Authors and Contributors
Ron Wilson

Snow and cold changes things.

A lot of one or the other, or worse, both, leaves you wondering who you ticked off.

While at this writing, early February, it’s too early to say if winter will go down as one of note, we can be certain that we’ll remember how it got rolling.

In November, the opening weekend of the deer gun season, we skinned and quartered my son’s doe sometime after lunch in T-shirts. We stored the quarters in a big cooler loaded with two blocks of ice, and wondered if the ice would hold for another day or two.

It was hot, sweaty work, unusual for that time of year, but better than the alternative. Friends hunting deer, and others chasing pheasants, said at the time and days after, that it was too warm to get the deer moving and tough on their bird dogs.

Even so, most agreed that every nice day in November would make winter, which was certainly coming, a little shorter.

When it started snowing after Thanksgiving, it seemed to never let up. Schools and businesses closed, and my avid across-the-street pheasant hunting neighbor, armed with a snow shovel and not his shotgun, yelled that he held no hopes for the ringnecks having to deal with all this.

On my side of the street, an immature, fruit-bearing tree, heavy with ice and snow that we planted in summer for songbirds, fox squirrels and our enjoyment, looked like an old man, bent at the waist trying like mad, but without success, to touch his toes.

It’s a mistake, or simply a misuse of time, to sit and hope for a change – for access to open up on area ice fishing lakes, for roads to clear where we like to hunt cottontails with .22s when little else is in season. With 50-plus inches of snow so far this winter, and more than a foot remaining on the level, it is what it is.

In mid-January in a heated garage, some friends and I mixed with pork and ground into sausage the doe we quartered in T-shirts weeks earlier.

Broken down, the step-by-step, from-field-to-table process is fundamental, but it didn’t appear as such at first glance.

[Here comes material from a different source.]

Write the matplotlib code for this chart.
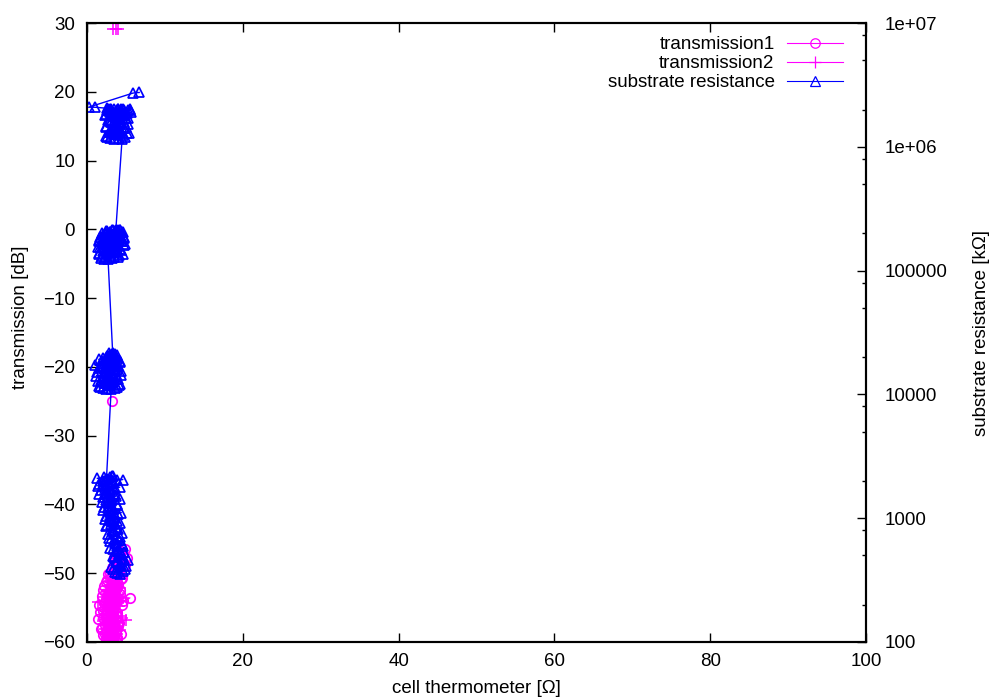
import numpy as np
import matplotlib
matplotlib.use("Agg")
import matplotlib.pyplot as plt
from matplotlib.ticker import LogLocator, NullFormatter, FixedLocator, FixedFormatter

plt.rcParams["font.family"] = ["Liberation Sans", "DejaVu Sans"]
plt.rcParams["font.size"] = 13.5

MAGENTA = "#ff00ff"
BLUE = "#0000ff"

# transmission1 [dB] vs cell thermometer [Ohm]
t1_x = [4.9, 4.2, 3.7, 5.1, 4.4, 3.9, 4.7, 3.3, 4.1, 2.9, 3.6, 4.5, 2.6, 3.2, 4.0, 2.2,
        3.5, 4.3, 2.8, 3.0, 1.9, 3.8, 2.4, 4.6, 3.1, 1.6, 2.7, 3.4, 5.5, 2.0, 3.9, 2.5,
        3.3, 1.4, 2.9, 4.1, 2.3, 3.6, 1.8, 3.0, 2.6, 4.4, 2.1, 3.5, 2.8, 3.8, 2.4, 3.2,
        2.7, 3.9, 2.6, 3.4, 4.0, 2.9, 3.1,
        4.0, 4.6, 3.5, 4.3, 3.8, 4.9, 3.2, 4.1, 2.7, 3.7, 4.4, 2.4, 3.1, 3.9, 2.0, 3.4,
        4.2, 2.6, 3.0, 3.6, 2.2, 4.5, 2.8, 3.3, 1.7, 2.5, 3.8, 2.1, 3.1, 4.0, 2.7, 3.5,
        1.9, 2.9, 3.7, 2.3, 3.2, 3.9, 2.8, 3.4]
t1_db = [-46.5, -47.0, -47.4, -47.8, -48.2, -48.6, -49.0, -49.3, -49.7, -50.0, -50.4,
         -50.7, -51.0, -51.3, -51.6, -51.9, -52.2, -52.5, -52.8, -53.1, -53.3, -53.5,
         -53.8, -54.1, -54.4, -54.6, -54.9, -55.2, -53.6, -55.5, -55.8, -56.1, -56.4,
         -56.7, -57.0, -57.2, -57.5, -57.8, -58.1, -58.3, -58.6, -58.8, -59.0, -59.2,
         -59.4, -59.5, -59.7, -59.8, -59.9, -59.6, -59.1, -58.5, -57.6, -56.9, -55.9,
         -46.8, -47.2, -47.6, -48.0, -48.4, -48.8, -49.2, -49.6, -50.1, -50.5, -50.9,
         -51.3, -51.7, -52.1, -52.4, -52.7, -53.0, -53.3, -53.7, -54.0, -54.3, -54.6,
         -55.0, -55.3, -55.6, -55.9, -56.2, -56.5, -56.8, -57.1, -57.4, -57.7, -58.0,
         -58.3, -58.6, -58.9, -59.2, -59.4, -59.7, -59.9]
t1_out_x = [3.2]
t1_out_db = [-25.0]

# transmission2 [dB]
t2_x = [4.6, 4.0, 3.6, 4.8, 4.3, 3.8, 3.4, 4.5, 3.1, 3.9, 2.8, 4.2, 3.3, 2.5, 3.7, 4.6,
        2.9, 2.2, 3.5, 4.1, 2.7, 1.4, 3.2, 3.8, 2.4, 4.4, 3.0, 2.0, 3.6, 2.6, 5.0, 3.3,
        2.3, 3.9, 2.8, 3.5, 4.2, 3.1, 2.6, 3.7, 3.4, 2.9, 4.0,
        4.3, 3.9, 4.7, 3.5, 4.1, 3.2, 3.7, 4.4, 2.9, 3.4, 4.0, 2.6, 3.1, 3.8, 2.3, 3.3,
        4.3, 2.7, 3.0, 3.6, 2.1, 3.9, 2.5, 3.2, 4.5, 2.8, 3.5, 2.2, 3.0, 3.7, 2.6, 3.3,
        3.9, 2.9, 3.6]
t2_db = [-47.0, -47.6, -48.1, -48.6, -49.1, -49.6, -50.1, -50.5, -51.0, -51.4, -51.8,
         -52.2, -52.6, -53.0, -53.3, -53.6, -54.0, -54.2, -54.5, -54.8, -55.1, -54.2,
         -55.4, -55.7, -56.0, -56.3, -56.6, -56.9, -57.2, -57.5, -56.8, -57.8, -58.1,
         -58.4, -58.7, -59.0, -58.2, -59.3, -59.5, -59.7, -59.9, -59.0, -58.0,
         -47.3, -47.8, -48.3, -48.8, -49.3, -49.8, -50.3, -50.8, -51.2, -51.6, -52.0,
         -52.4, -52.8, -53.2, -53.5, -53.8, -54.1, -54.4, -54.7, -55.0, -55.3, -55.6,
         -55.9, -56.2, -56.5, -56.8, -57.1, -57.4, -57.7, -58.0, -58.3, -58.6, -58.9,
         -59.2, -59.5]
t2_out_x = [3.4, 3.7, 4.0]
t2_out_db = [29.1, 29.1, 29.1]

# substrate resistance [kOhm], four plateaus plus a few stray points
r4_x = [3.9, 4.6, 3.4, 5.0, 4.2, 3.7, 4.8, 3.3, 4.4, 4.0, 3.0, 4.6, 3.6, 4.1, 2.8, 3.9,
        4.5, 3.2, 3.7, 2.6, 4.3, 3.0, 3.5, 2.4, 4.0, 2.9, 3.3, 2.2, 3.8, 2.7, 3.1, 4.3,
        2.0, 3.5, 2.5, 3.0, 1.8, 3.6, 2.3, 2.8, 1.5, 3.3, 2.1, 4.6, 2.6, 1.3, 3.0, 2.2,
        3.4, 3.2,
        4.2, 3.6, 4.9, 3.1, 4.4, 3.8, 5.2, 3.5, 4.1, 4.7, 3.3, 3.9, 4.5, 3.0, 3.6, 4.2,
        2.7, 3.4, 4.0, 2.5, 3.1, 3.8, 2.3, 2.9, 3.6, 4.4, 2.1, 2.7, 3.2, 3.9, 1.9, 2.5,
        3.0, 3.7, 1.6, 2.4, 2.9, 3.5, 4.2, 1.4, 2.0, 2.7, 3.3, 3.9, 2.5]
r4_k = [360, 375, 390, 410, 430, 450, 470, 495, 520, 545, 570, 600, 630, 660, 690, 720,
        760, 800, 840, 880, 920, 960, 1000, 1040, 1090, 1130, 1180, 1230, 1280, 1330,
        1380, 1430, 1480, 1530, 1580, 1630, 1690, 1750, 1800, 1850, 1900, 1950, 2000,
        2050, 2080, 2100, 2130, 2150, 2170, 2190,
        355, 370, 385, 400, 420, 440, 460, 485, 510, 535, 560, 590, 620, 650, 680, 710,
        745, 780, 820, 860, 900, 940, 980, 1020, 1060, 1110, 1160, 1210, 1260, 1310,
        1360, 1410, 1460, 1510, 1560, 1610, 1670, 1720, 1780, 1830, 1880, 1930, 1980,
        2030, 2080]
r3_x = [3.1, 2.0, 3.8, 1.5, 2.8, 4.3, 2.3, 3.4, 1.8, 4.0, 2.6, 3.2, 1.2, 3.7, 2.2, 4.4,
        2.9, 1.6, 3.5, 2.4, 1.0, 3.9, 2.7, 4.2, 1.9, 3.3, 2.5, 3.8, 2.1, 3.0, 3.6, 2.6,
        3.9, 3.2, 2.8,
        2.4, 3.6, 1.7, 3.0, 4.1, 2.2, 3.4, 1.4, 2.8, 3.9, 2.0, 3.3, 4.4, 2.5, 1.3, 3.1,
        3.8, 2.3, 4.0, 1.8, 2.9, 3.6, 2.1, 3.5, 4.3, 2.7, 1.5, 3.2, 2.4, 3.7, 2.8, 3.4,
        2.9, 3.6, 3.3]
r3_k = [11000, 11200, 11400, 11600, 11900, 12100, 12400, 12700, 13000, 13300, 13600,
        13900, 14200, 14600, 15000, 15400, 15800, 16200, 16600, 17000, 17300, 17600,
        17900, 18200, 18500, 18800, 19100, 19400, 19700, 20000, 20300, 20600, 20900,
        21200, 21500,
        11100, 11300, 11500, 11800, 12000, 12300, 12600, 12900, 13200, 13500, 13800,
        14100, 14400, 14800, 15200, 15600, 16000, 16400, 16800, 17100, 17400, 17700,
        18000, 18300, 18600, 18900, 19200, 19500, 19800, 20100, 20400, 20700, 21000,
        21300, 21400]
r2_x = [2.7, 1.8, 3.5, 2.3, 4.1, 1.6, 3.0, 3.8, 2.1, 4.4, 2.6, 1.4, 3.3, 4.7, 2.0, 3.9,
        2.8, 1.5, 4.5, 3.4, 2.2, 4.8, 1.7, 3.1, 4.2, 2.5, 3.7, 1.9, 4.6, 2.9, 3.6, 2.4,
        4.3, 3.2, 4.0,
        2.2, 3.2, 4.0, 1.9, 2.9, 4.6, 1.5, 3.6, 2.4, 4.2, 3.0, 1.7, 3.8, 2.6, 4.9, 2.1,
        3.4, 4.4, 1.6, 2.8, 3.9, 2.3, 4.7, 3.1, 2.0, 4.1, 2.7, 3.5, 4.5, 3.0, 3.8, 2.6,
        4.2, 3.4, 3.7]
r2_k = [124000, 126000, 128000, 130000, 133000, 136000, 139000, 142000, 145000, 148000,
        151000, 154000, 157000, 160000, 163000, 166000, 169000, 172000, 175000, 178000,
        181000, 184000, 187000, 190000, 193000, 196000, 199000, 202000, 204000, 206000,
        208000, 210000, 211000, 212000, 214000,
        125000, 127000, 129000, 131000, 134000, 137000, 140000, 143000, 146000, 149000,
        152000, 155000, 158000, 161000, 164000, 167000, 170000, 173000, 176000, 179000,
        182000, 185000, 188000, 191000, 194000, 197000, 200000, 203000, 205000, 207000,
        209000, 210500, 212000, 213000, 213500]
r1_x = [4.5, 3.0, 4.9, 2.5, 3.8, 5.1, 2.8, 4.2, 3.4, 4.7, 2.4, 3.9, 5.3, 3.1, 4.4, 2.7,
        5.0, 3.6, 4.1, 2.3, 4.8, 3.3, 5.6, 2.9, 4.3, 3.7, 5.2, 2.6, 4.0, 3.5, 5.5, 3.0,
        4.6, 2.7,
        3.5, 4.1, 2.6, 4.6, 3.2, 5.4, 2.9, 4.0, 3.6, 5.0, 2.5, 4.3, 3.3, 4.8, 2.8, 3.9,
        5.2, 3.0, 4.5, 2.4, 3.7, 5.1, 3.4, 4.2, 2.9, 4.7, 3.8, 5.5, 3.1, 4.4, 2.7, 4.0,
        2.6]
r1_k = [1.15e6, 1.17e6, 1.20e6, 1.23e6, 1.26e6, 1.29e6, 1.32e6, 1.35e6, 1.39e6, 1.42e6,
        1.46e6, 1.50e6, 1.54e6, 1.58e6, 1.62e6, 1.66e6, 1.70e6, 1.74e6, 1.78e6, 1.82e6,
        1.85e6, 1.88e6, 1.90e6, 1.92e6, 1.94e6, 1.96e6, 1.98e6, 2.00e6, 2.01e6, 2.02e6,
        2.03e6, 2.04e6, 2.03e6, 1.98e6,
        1.16e6, 1.18e6, 1.21e6, 1.24e6, 1.27e6, 1.30e6, 1.33e6, 1.37e6, 1.40e6, 1.44e6,
        1.48e6, 1.52e6, 1.56e6, 1.60e6, 1.64e6, 1.68e6, 1.72e6, 1.76e6, 1.80e6, 1.83e6,
        1.86e6, 1.89e6, 1.91e6, 1.93e6, 1.95e6, 1.97e6, 1.99e6, 2.00e6, 2.01e6, 2.02e6,
        2.03e6, 2.04e6, 2.05e6]
r_end_x = [1.0, 0.2, 5.9, 6.7]
r_end_k = [2.09e6, 2.09e6, 2.72e6, 2.75e6]

x_ticks = [0, 20, 40, 60, 80, 100]
y_ticks = [-60, -50, -40, -30, -20, -10, 0, 10, 20, 30]
y2_ticks = [1e2, 1e3, 1e4, 1e5, 1e6, 1e7]
y2_labels = ["100", "1000", "10000", "100000", "1e+06", "1e+07"]


def gap_join(xa, ya, xb, yb):
    # NaN break so the stray points are not joined to the main cloud
    return list(xa) + [np.nan] + list(xb), list(ya) + [np.nan] + list(yb)


fig = plt.figure(figsize=(10, 7), dpi=100)
ax = fig.add_axes([0.087, 0.083, 0.779, 0.884])
ax2 = ax.twinx()

mk = dict(markersize=6.8, markeredgewidth=1.25, linewidth=1.0)

x1, y1 = gap_join(t1_x, t1_db, t1_out_x, t1_out_db)
x2, y2 = gap_join(t2_x, t2_db, t2_out_x, t2_out_db)
h1, = ax.plot(x1, y1, color=MAGENTA, marker="o", markerfacecolor="none",
              label="transmission1", **mk)
h2, = ax.plot(x2, y2, color=MAGENTA, marker="+", label="transmission2",
              markersize=8.5, markeredgewidth=1.1, linewidth=1.0)

rx = r4_x + r3_x + r2_x + r1_x + r_end_x
rk = r4_k + r3_k + r2_k + r1_k + r_end_k
h3, = ax2.plot(rx, rk, color=BLUE, marker="^", markerfacecolor="none",
               label="substrate resistance", **mk)

ax.set_xlim(0, 100)
ax.set_ylim(-60, 30)
ax.set_xticks(x_ticks)
ax.set_yticks(y_ticks)
ax.set_xlabel("cell thermometer [Ω]", labelpad=7)
ax.set_ylabel("transmission [dB]")
ax.yaxis.set_label_coords(-0.074, 0.525)
ax.tick_params(direction="in", length=6.5, width=1, top=True, right=False, pad=8)
ax.tick_params(axis="y", pad=8.5)

ax2.set_yscale("log")
ax2.set_ylim(1e2, 1e7)
ax2.yaxis.set_major_locator(FixedLocator(y2_ticks))
ax2.yaxis.set_major_formatter(FixedFormatter(y2_labels))
ax2.yaxis.set_minor_locator(LogLocator(base=10, subs=(2, 5, 8)))
ax2.yaxis.set_minor_formatter(NullFormatter())
ax2.tick_params(which="major", direction="in", length=6.5, width=1, pad=13.5)
ax2.tick_params(which="minor", direction="in", length=3.2, width=1)
ax2.set_ylabel("substrate resistance [kΩ]", labelpad=18)

for a in (ax, ax2):
    for s in a.spines.values():
        s.set_linewidth(1.5)

leg = ax2.legend(handles=[h1, h2, h3], loc="upper right", frameon=False,
                 markerfirst=False, handlelength=3.0, handletextpad=0.65,
                 labelspacing=0.1, borderpad=0, borderaxespad=0,
                 bbox_to_anchor=(0.843, 1 - 36 / 700), bbox_transform=fig.transFigure)
for ln in leg.get_lines():
    ln.set_linewidth(0.8)
    ln.set_markeredgewidth(0.9)

fig.savefig("out.png", dpi=100)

You couldn’t toss a hind shank without hitting two or three plastic tubs; two vacuum sealers and rolls of plastic bags; electric grinder and attachments; stuffer and attachments; hand-crank mixer; premeasured bags of spices; premeasured bags of pork; pork casings soaking in a bucket of water; and a touch-screen tablet monitoring the temperature of the meat hanging in the propane-fired smoker outside.

I showed up with two knives, sharpener and cash, all of which fit into my pants and coat pockets.

I was enlivened by the experience, not only because the smoked meats and spices smelled so darn good, but because it got me out of the house and nearer to what I enjoy.

We weren’t hunting, but we were closer to it than we had been for much of the winter. Some photos were shared and old deer hunting stories told, most of which sounded almost true.